The -R option deletes the directory and any content under it recursively.
The -r option is equivalent to -R.
The -skipTrash option will bypass trash, if enabled, and delete the specified file(s) immediately. This can be useful when it is necessary to delete files from an over-quota directory.
Example:

hadoop fs -rm hdfs://nn.example.com/file /user/hadoop/emptydir

rmdir

hadoop fs -rmdir [–ignore-fail-on-non-empty] URI [URI …]

Delete a directory.

rmr

hadoop fs -rmr [-skipTrash] URI [URI …]

Recursive version of delete.

setfacl

hadoop fs -setfacl [-R] [-b |-k -m |-x <acl_spec> <path>] |[–set <acl_spec> <path>]

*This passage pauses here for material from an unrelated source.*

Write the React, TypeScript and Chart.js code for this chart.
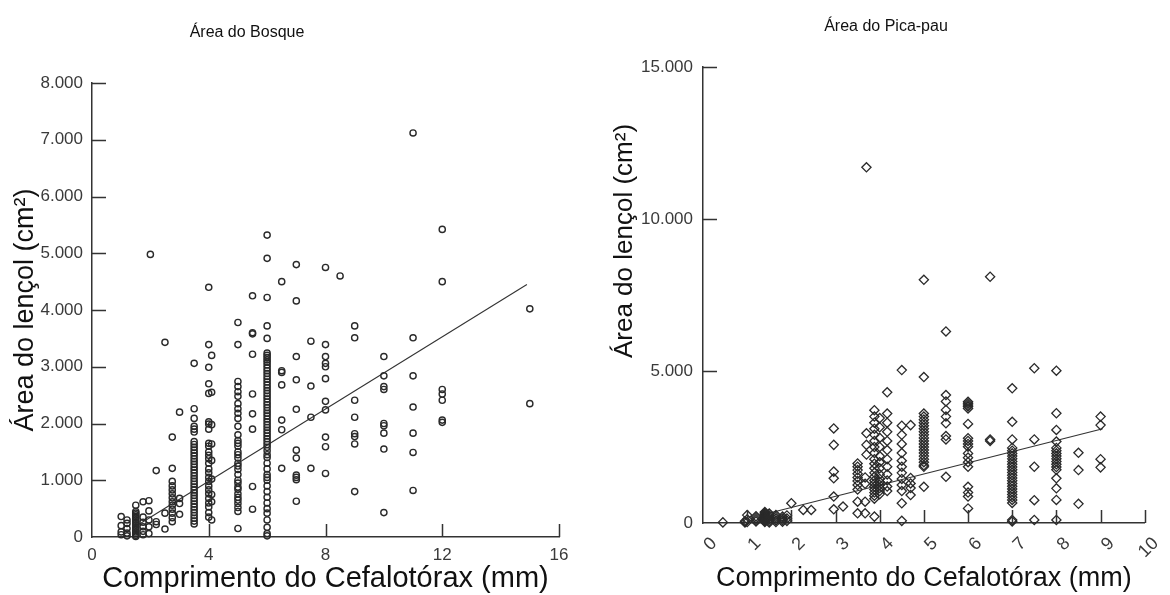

Sets Access Control Lists (ACLs) of files and directories.

setfattr

hadoop fs -setfattr -n name [-v value] | -x name <path>

Sets an extended attribute name and value for a file or directory.

setrep

hadoop fs -setrep [-R] [-w] <numReplicas> <path>

Changes the replication factor of a file. If path is a directory then the command recursively changes the replication factor of all files under the directory tree rooted at path.

stat

hadoop fs -stat [format] <path> …

Print statistics about the file/directory at <path> in the specified format.

tail

hadoop fs -tail [-f] URI

Displays last kilobyte of the file to stdout.

test

hadoop fs -test -[defsz] URI

text

hadoop fs -text <src>

Takes a source file and outputs the file in text format. The allowed formats are zip and TextRecordInputStream.

touchz

hadoop fs -touchz URI [URI …]

Create a file of zero length.

truncate

hadoop fs -truncate [-w] <length> <paths>

Truncate all files that match the specified file pattern to the specified length.

usage

hadoop fs -usage command

Return the help for an individual command.